Unchained Melody
OK, here’s my thing: people should have to sing a song more or less the way its written. It ought to be a law!
While I wouldn’t go so far as to call myself a “songwriter” I do fool around in that medium, so perhaps I’m more sensitive on the subject than others. Whatever the reason, I have a real peeve with people who change the melody of famous songs when they sing them, in order to show off their “vocal stylings”.
It’s very popular these days to take a simple melody and do little trills and riffs all over that aren’t written in: “diva crap” I like to call it. While changing a note or two here and there to make a song better fit your voice is fine, when you go beyond that it seems like the singer is saying they are more important than the songwriter. Some songs work well with improvisation, but in others it’s just plain wrong! You start with a beautiful, simple melody and it gets cluttered up and you lose the quality of the music. It can also be annoying, when adenoidal, breathy boy-band singers flutter up and down and around a note like a whineing mosquito.

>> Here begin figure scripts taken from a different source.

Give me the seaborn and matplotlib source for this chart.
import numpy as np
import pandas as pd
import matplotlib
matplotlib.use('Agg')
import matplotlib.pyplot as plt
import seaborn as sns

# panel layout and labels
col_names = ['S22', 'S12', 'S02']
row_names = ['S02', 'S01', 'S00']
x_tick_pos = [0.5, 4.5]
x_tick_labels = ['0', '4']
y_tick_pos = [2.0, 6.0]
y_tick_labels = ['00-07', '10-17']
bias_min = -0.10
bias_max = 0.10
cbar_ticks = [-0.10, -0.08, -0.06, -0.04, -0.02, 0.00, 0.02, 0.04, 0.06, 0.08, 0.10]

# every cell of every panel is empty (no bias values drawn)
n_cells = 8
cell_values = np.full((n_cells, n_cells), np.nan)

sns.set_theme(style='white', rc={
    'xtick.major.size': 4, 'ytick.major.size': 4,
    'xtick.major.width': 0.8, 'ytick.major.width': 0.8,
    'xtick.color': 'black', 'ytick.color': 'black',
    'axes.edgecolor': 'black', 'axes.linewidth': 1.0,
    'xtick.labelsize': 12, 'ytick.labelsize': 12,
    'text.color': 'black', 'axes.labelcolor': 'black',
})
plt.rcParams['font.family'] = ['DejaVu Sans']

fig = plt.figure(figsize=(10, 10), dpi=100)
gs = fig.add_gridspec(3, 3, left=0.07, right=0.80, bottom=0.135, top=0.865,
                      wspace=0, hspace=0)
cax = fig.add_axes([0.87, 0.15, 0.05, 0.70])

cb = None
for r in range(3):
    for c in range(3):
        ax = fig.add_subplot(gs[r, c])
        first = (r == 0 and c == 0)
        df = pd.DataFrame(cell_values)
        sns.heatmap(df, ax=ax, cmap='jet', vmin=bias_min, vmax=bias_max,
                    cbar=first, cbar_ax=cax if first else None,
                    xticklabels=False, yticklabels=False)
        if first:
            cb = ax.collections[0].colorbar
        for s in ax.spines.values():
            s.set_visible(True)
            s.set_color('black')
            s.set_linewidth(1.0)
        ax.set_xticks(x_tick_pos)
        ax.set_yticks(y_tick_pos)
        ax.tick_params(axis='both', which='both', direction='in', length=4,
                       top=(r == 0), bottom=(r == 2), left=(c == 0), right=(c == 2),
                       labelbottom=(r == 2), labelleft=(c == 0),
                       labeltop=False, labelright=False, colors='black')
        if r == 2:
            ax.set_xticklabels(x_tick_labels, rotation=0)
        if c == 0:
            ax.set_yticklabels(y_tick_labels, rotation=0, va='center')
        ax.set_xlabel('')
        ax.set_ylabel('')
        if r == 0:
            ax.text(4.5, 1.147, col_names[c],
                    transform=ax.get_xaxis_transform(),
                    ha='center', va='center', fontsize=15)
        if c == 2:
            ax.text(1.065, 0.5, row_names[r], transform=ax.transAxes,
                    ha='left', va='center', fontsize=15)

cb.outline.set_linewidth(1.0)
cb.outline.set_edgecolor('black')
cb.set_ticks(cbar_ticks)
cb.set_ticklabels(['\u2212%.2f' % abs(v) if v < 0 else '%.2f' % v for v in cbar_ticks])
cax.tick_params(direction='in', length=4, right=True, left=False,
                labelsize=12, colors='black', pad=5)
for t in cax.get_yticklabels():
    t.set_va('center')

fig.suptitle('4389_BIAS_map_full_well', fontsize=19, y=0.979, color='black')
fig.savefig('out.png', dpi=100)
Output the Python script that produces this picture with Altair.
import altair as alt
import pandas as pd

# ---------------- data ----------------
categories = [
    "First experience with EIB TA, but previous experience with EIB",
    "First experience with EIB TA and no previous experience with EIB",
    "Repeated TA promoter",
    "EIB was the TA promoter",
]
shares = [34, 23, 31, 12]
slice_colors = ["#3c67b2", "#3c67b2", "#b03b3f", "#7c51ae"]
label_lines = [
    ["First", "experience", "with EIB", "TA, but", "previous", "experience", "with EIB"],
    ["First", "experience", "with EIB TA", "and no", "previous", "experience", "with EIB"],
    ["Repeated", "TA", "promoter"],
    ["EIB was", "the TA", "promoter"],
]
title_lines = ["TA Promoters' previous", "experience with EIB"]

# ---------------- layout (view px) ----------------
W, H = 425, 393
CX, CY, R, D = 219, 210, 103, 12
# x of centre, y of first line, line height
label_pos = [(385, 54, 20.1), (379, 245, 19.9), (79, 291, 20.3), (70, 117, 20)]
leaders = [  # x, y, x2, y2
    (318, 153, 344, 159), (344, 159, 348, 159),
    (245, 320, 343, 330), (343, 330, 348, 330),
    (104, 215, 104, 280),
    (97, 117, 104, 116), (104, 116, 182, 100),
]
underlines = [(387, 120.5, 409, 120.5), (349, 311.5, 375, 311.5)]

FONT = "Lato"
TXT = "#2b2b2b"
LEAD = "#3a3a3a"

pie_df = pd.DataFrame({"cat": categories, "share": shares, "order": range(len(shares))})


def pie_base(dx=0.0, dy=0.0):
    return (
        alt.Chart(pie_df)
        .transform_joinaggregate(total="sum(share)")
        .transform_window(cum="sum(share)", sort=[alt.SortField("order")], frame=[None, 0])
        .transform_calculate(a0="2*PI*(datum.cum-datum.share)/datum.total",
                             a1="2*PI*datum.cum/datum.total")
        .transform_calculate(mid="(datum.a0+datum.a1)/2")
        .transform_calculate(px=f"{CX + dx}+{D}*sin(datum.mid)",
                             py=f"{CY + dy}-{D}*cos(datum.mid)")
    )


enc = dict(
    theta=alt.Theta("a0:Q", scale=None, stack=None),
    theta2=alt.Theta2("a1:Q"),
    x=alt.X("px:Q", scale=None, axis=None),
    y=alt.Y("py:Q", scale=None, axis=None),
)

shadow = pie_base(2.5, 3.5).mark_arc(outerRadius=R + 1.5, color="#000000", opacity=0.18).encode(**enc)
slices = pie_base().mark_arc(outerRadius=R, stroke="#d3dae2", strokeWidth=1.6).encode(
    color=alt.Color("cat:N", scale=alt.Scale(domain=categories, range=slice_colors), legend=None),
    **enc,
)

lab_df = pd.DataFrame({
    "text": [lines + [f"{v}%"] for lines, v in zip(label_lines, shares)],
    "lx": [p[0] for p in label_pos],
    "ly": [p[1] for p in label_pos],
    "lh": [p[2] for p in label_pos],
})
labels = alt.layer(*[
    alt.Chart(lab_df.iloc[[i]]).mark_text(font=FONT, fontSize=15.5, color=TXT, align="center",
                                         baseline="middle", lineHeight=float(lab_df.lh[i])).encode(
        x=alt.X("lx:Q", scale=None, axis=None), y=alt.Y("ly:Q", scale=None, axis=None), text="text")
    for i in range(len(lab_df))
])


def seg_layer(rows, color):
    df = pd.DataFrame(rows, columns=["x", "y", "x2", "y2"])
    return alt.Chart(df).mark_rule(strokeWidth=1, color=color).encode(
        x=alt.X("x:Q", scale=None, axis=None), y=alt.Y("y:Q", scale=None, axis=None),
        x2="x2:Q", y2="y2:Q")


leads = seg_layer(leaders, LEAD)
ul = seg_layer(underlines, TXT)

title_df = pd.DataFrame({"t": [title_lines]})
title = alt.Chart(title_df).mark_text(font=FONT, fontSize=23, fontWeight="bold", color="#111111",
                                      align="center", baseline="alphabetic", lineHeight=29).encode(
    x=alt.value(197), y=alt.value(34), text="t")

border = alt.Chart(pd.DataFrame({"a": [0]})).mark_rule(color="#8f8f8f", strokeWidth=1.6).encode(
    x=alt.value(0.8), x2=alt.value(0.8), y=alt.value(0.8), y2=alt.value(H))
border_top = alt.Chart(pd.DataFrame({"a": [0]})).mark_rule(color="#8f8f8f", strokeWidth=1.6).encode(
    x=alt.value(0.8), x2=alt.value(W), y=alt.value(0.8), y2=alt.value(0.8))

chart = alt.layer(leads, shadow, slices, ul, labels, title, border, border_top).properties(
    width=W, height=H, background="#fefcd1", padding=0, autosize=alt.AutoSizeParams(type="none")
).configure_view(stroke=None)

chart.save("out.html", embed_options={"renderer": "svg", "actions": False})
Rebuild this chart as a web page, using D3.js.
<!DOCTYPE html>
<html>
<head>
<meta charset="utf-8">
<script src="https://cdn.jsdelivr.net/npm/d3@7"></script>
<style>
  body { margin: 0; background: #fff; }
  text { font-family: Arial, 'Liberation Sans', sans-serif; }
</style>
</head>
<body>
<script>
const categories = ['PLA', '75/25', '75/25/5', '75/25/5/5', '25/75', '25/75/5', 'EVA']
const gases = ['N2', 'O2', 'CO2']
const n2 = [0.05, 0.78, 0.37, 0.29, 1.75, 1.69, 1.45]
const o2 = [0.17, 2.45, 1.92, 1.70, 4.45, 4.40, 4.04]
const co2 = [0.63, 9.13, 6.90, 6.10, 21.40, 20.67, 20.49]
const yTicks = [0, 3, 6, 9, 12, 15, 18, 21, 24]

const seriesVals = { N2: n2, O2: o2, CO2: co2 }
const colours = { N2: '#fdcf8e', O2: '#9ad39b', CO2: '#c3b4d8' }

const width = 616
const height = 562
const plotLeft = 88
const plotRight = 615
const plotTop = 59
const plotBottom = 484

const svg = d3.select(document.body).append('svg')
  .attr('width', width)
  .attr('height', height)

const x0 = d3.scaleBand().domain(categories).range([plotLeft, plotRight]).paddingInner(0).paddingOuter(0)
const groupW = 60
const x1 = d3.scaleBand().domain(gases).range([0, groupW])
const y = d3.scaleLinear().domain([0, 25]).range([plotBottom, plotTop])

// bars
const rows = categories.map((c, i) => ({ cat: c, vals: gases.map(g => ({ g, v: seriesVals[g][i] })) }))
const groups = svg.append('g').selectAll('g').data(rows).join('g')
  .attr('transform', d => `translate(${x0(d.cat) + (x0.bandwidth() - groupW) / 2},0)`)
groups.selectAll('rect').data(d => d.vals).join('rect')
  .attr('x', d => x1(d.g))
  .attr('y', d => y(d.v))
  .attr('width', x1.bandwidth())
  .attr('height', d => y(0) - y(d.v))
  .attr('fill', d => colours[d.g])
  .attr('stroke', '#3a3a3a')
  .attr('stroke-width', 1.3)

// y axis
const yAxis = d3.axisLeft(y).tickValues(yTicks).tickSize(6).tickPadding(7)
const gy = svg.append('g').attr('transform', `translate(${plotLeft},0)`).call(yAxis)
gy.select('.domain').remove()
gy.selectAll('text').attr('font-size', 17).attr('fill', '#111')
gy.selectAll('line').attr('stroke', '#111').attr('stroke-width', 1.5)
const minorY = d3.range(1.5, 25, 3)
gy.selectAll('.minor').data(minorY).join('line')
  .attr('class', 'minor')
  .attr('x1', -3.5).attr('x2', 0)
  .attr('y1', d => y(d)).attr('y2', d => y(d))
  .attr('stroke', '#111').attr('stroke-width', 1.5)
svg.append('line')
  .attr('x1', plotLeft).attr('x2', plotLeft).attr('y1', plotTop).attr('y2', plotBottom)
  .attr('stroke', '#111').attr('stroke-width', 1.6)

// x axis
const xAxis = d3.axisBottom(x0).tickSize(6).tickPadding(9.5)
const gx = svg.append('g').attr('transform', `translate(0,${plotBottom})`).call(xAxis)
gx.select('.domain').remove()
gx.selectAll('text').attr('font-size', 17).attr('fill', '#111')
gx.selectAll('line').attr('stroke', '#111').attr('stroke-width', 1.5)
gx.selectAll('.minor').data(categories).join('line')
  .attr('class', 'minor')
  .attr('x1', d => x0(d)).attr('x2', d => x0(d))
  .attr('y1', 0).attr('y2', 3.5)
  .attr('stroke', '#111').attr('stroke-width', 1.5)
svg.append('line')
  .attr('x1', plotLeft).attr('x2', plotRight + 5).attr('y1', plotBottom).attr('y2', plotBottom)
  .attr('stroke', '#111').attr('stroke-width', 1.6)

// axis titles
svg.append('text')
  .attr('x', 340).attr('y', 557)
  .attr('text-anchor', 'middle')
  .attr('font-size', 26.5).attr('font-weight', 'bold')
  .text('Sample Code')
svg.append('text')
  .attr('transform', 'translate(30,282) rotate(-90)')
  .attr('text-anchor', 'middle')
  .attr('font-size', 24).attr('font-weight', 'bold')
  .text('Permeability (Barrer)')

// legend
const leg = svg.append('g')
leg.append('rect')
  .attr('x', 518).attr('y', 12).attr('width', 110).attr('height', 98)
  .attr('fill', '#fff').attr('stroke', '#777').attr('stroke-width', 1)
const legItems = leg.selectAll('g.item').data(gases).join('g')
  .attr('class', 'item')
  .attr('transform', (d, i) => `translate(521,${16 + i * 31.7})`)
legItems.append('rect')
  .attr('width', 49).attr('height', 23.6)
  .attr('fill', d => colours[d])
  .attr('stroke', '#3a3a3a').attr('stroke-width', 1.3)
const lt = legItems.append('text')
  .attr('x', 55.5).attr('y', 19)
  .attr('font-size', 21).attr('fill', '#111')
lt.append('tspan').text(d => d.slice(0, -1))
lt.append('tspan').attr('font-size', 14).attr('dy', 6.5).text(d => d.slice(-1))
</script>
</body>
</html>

Up until now, the most egregious case of this “look at me! Aren’t I special?” syndrome I’ve heard was on the finals of the latest “American Idol” when Reuben sang “Imagine” by John Lennon. Well, those are the words he sang, anyway. Mr Studdard seemed to think he knew better than a member of one of the top song-writing duoes in history what would make a good tune!
I kept urging, “Aw, c’mon, man! He wrote a beautiful song here- why don’t you just sing it!” I imagined John Lennon at the piano at 3 AM, laboring in love to create exactly the blend of words and music to express his vision…and Reuben looking over his shoulder and saying, “Ummmm…no” It was a crying shame.
So I was thinking that there should be a code, that says that at least the first time through a melody, for the first verse, a singer should be expected to sing it as it’s written, in homage to the writer, if nothing else. Then in subsequent verses, if you want to do a “theme and variations” on the melody; well, you can have at it. Just make sure you do it well.
But I realize now that there are times when even that rule just won’t cut it.
A few weeks ago a singing duo performed at my church. They were very nice young men who batted their eyelashes and spoke sincerely about singing for Jesus and all that, but they did have good voices and did some close, tricky harmonies that were quite nice. So after the service I went over and bought one of their CD’s. I chose a Christmas one and then just stuck it on a shelf, since it was October, after all.
Yesterday I got it out and listened to it. Eeek! It is like N’Sync does Christmas to the stylings of the Muzak Orchestra! Well, too bad. It’s just not my taste in music, I thought.
But then I heard “Ave Maria”.
They did the Schubert version, which, although the lesser of the two in my mind is still hauntingly beautiful. But from the very first “A-a-ave Mari-i-a…” it was full of breathy, adenoidal “diva crap”!! This guy was hopping all around the melody line like he was on a pogo stick. He has the voice to sustain those long notes- he just didn’t. He thought his skinny little 24 year old self knew better than Franz Schubert what Franz Schubert’s classic song should sound like! I mean, Ave Maria, for God’s sake!
Enough already! That’s it! There needs to be something stronger than a code- we need a law! People who mess up perfectly good songs should be condemned to listen to their stupid selves over and over and over for a day or two until they realize what they’ve done. And people who disrespect the masters: Bach, Handel, Schubert, Lennon~ should be smacked upside the head!
There’s only so much a person can be expected to take!
I have to admit, I regularly find myself thinking the same thing. I think I’ve realized that it really bothers me the most when someone takes a song that was written in a style I like and performs it in a style I don’t. But, I have to be honest here. It tends to not bother me so much when it works the other way around. Johnny Cash recently recorded a song called “Hurt” which I thought was excellent. I am not, however, a fan of Trent Reznor and Nine Inch Nails and I doubt if I would have given the song a 2nd listen without Cash’s interpretation.